Tripoli - Elias passe ses journées près du même pont à Tripoli. Arrivé en Libye il y a trois mois, ce jeune Béninois accepte tous les travaux pour payer la traversée de la Méditerranée dans l’espoir d’une "vie meilleure" en Europe.
Comme des dizaines d’autres migrants qui tuent le temps au même endroit, le jeune homme de 18 ans court dès qu’une voiture s’approche avec une offre de boulot. Elle sera le plus souvent de courte durée et pourrait l’exposer à des conditions abusives, mais il l’acceptera.
Elias est déterminé. "Je suis venu ici me battre pour mon avenir. Quand j’ai fait assez d’argent, je pars en Europe", assure-t-il dans un anglais courant.
"La mer est dangereuse, mais dès que j’aurai l’occasion je partirai. Quand on traverse la mer, on peut réussir comme on peut échouer. Je dois me préparer", affirme l’Africain, t-shirt jaune sur le dos et bonnet marron sur la tête.
Comme des milliers d’autres migrants, son obsession est de rejoindre l’île italienne de Lampedusa, à seulement 300 km des côtes libyennes.
En prenant la mer, ils connaissent les risques: celui d’être arrêtés et ramenés en Libye où ils essaieraient de nouveau de travailler pour financer une autre tentative de départ, celui de devoir être secourus en mer ou encore celui de perdre la vie dans un naufrage.

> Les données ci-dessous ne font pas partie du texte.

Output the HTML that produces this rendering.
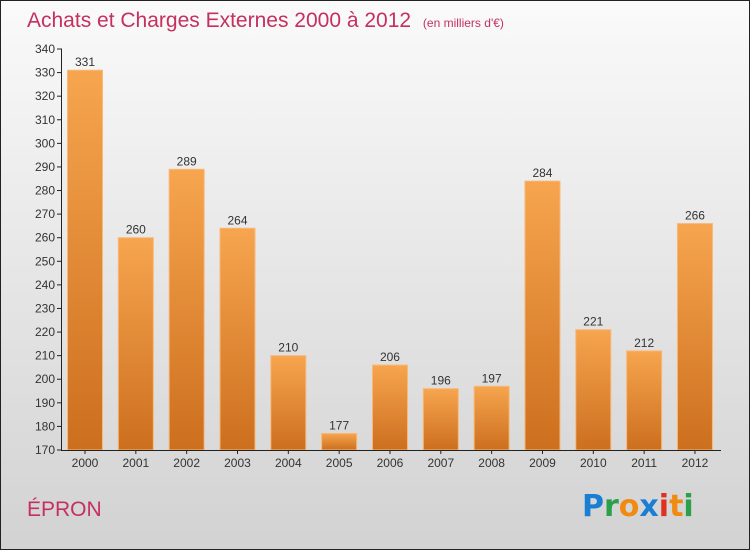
<!DOCTYPE html>
<html><head><meta charset="utf-8"><style>
body{margin:0;width:750px;height:550px;overflow:hidden}
svg{display:block;font-family:"Liberation Sans",sans-serif}
</style></head><body>
<svg id="c" width="750" height="550">
<defs>
<linearGradient id="bg" x1="0" y1="0" x2="0" y2="1"><stop offset="0" stop-color="#fafafa"/><stop offset="1" stop-color="#d2d2d2"/></linearGradient>
<linearGradient id="bar" x1="0" y1="0" x2="0" y2="1"><stop offset="0" stop-color="#f7a54f"/><stop offset="1" stop-color="#cc6f1e"/></linearGradient>
</defs>
<rect x="0.5" y="0.5" width="749" height="549" fill="url(#bg)" stroke="#222"/>
<text x="27" y="27" font-size="21" fill="#c4305f">Achats et Charges Externes 2000 à 2012 <tspan font-size="12" dx="6">(en milliers d'€)</tspan></text>
<text x="27" y="516" font-size="21" fill="#c4305f">ÉPRON</text>
<g font-size="30" font-weight="bold" font-family="'DejaVu Sans',sans-serif">
<text x="582" y="516"><tspan fill="#1a7fd4">P</tspan><tspan fill="#2aa04a">r</tspan><tspan fill="#f08a10">o</tspan><tspan fill="#1a7fd4">x</tspan><tspan fill="#e03020">i</tspan><tspan fill="#f08a10">t</tspan><tspan fill="#2aa04a">i</tspan></text>
</g>
<g id="plot"></g>
</svg>
<script>
const years=["2000","2001","2002","2003","2004","2005","2006","2007","2008","2009","2010","2011","2012"];
const values=[331,260,289,264,210,177,206,196,197,284,221,212,266];
const yTicks=[170,180,190,200,210,220,230,240,250,260,270,280,290,300,310,320,330,340];
const ns="http://www.w3.org/2000/svg";
const g=document.getElementById('plot');
const y0=450,y1=49,vmin=170,vmax=340;
function ys(v){return y0-(v-vmin)*(y0-y1)/(vmax-vmin);}
function xs(i){return 85+i*50.83;}
function mk(t,a){const e=document.createElementNS(ns,t);for(const k in a)e.setAttribute(k,a[k]);g.appendChild(e);return e;}
years.forEach((yr,i)=>{
 const b=mk('rect',{x:xs(i)-17.5,y:ys(values[i]),width:35,height:y0-ys(values[i]),fill:'url(#bar)',stroke:'#f9b878','stroke-width':1});
 
 
 const l=mk('text',{x:xs(i),y:ys(values[i])-4,'text-anchor':'middle','font-size':12,fill:'#333'});
 l.textContent=values[i];
 
 
 const xl=mk('text',{x:xs(i),y:467,'text-anchor':'middle','font-size':12,fill:'#333'});
 xl.textContent=yr;
 
 
 const xt=mk('line',{x1:xs(i),x2:xs(i),y1:y0,y2:y0+4,stroke:'#222'});
 
 
});
yTicks.forEach(v=>{
 const t=mk('line',{x1:57,x2:62,y1:ys(v),y2:ys(v),stroke:'#222'});
 
 
 const l=mk('text',{x:55,y:ys(v)+4,'text-anchor':'end','font-size':12,fill:'#333'});
 l.textContent=v;
 
 
});
const ya=mk('line',{x1:61.5,x2:61.5,y1:y1,y2:y0,stroke:'#222'});


const xa=mk('line',{x1:61,x2:721,y1:y0+0.5,y2:y0+0.5,stroke:'#222'});


</script>
</body></html>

Mais les récents drames ne freinent pas le nombre de départ sur les 1.770 km de côtes libyennes. Ils n’ont cessé de s’intensifier depuis que le pays est tombé dans le chaos, miné par la lutte au pouvoir --deux gouvernements et Parlements-- et meurtri par les combats, laissant les mains libres aux passeurs.
A Tripoli, Elias partage avec trois autres personnes une petite chambre qu’ils louent 150 dinars (environ 110 dollars) par mois. "Quand je n’ai pas de travail, je reste dans la chambre à écouter de la musique sur YouTube sur mon téléphone, surtout du rap et du R&B", raconte le jeune homme qui "aime Chris Brown et Tupac".
- ’Les copains me manquent’ -
Il regarde aussi des matches de foot sur YouTube. "J’aime le club de Chelsea et mon joueur favori est (Didier) Drogba", dit-il. "J’ai toujours sa photo dans la poche. Au Bénin, je jouais au foot avec les copains. Les deux me manquent".
Elias fait attention à ne pas se faire remarquer pour ne pas se faire arrêter. Les 16 centres de rétention du pays abritent actuellement 7.000 migrants en attente d’expulsion.
Amnesty International a dénoncé cette semaine "la cruauté" et les violences auxquelles sont confrontés les réfugiés et "les communautés de migrants vivant et travaillant depuis des années" en Libye.
"Les conditions épouvantables pour les migrants, ajoutées à la spirale de l’anarchie et des conflits armés, montrent à quel point la vie est dangereuse aujourd’hui en Libye", a souligné Philip Luther, le directeur du programme Moyen-Orient et Afrique du Nord de l’ONG.
Mais Elias explique ne pas avoir eu le choix. Il a dû quitter le Bénin, ses parents, ses quatre frères et ses deux soeurs car il n’avait pas pu y trouver du travail.
A Tripoli, il gagne en moyenne 50 dinars (environ 36 USD) pour une journée de travail. Lorsqu’il est payé car "parfois l’employeur ne paie pas, ça dépend de son caractère".
Elias raconte avoir été cambriolé il y a deux semaines dans sa chambre où des assaillants armés ont volé tous les téléphones portables et l’argent. "Je n’ai plus d’argent, ils ont emporté mes économies: 3.000 dinars (environ 2.100 USD). Mais je recommence à zéro".
"Dans ce pays, la vie est injuste. C’est un pays en guerre, mais j’y suis. Pourquoi ? Pour l’argent", affirme-t-il, déterminé.
C’est pour cela qu’il a entrepris de traverser l’Afrique d’ouest en est.
"J’ai passé six mois en Algérie avant de venir en Libye. Je suis arrivé ici en voiture avec d’autres personnes il y a trois mois. Nous avons traversé le désert. C’était dur", témoigne Elias.
"La vie est dure mais elle est aussi simple. Un jour, quand j’aurai une vie
meilleure, peut-être dans mon pays, j’oublierai" ces malheurs.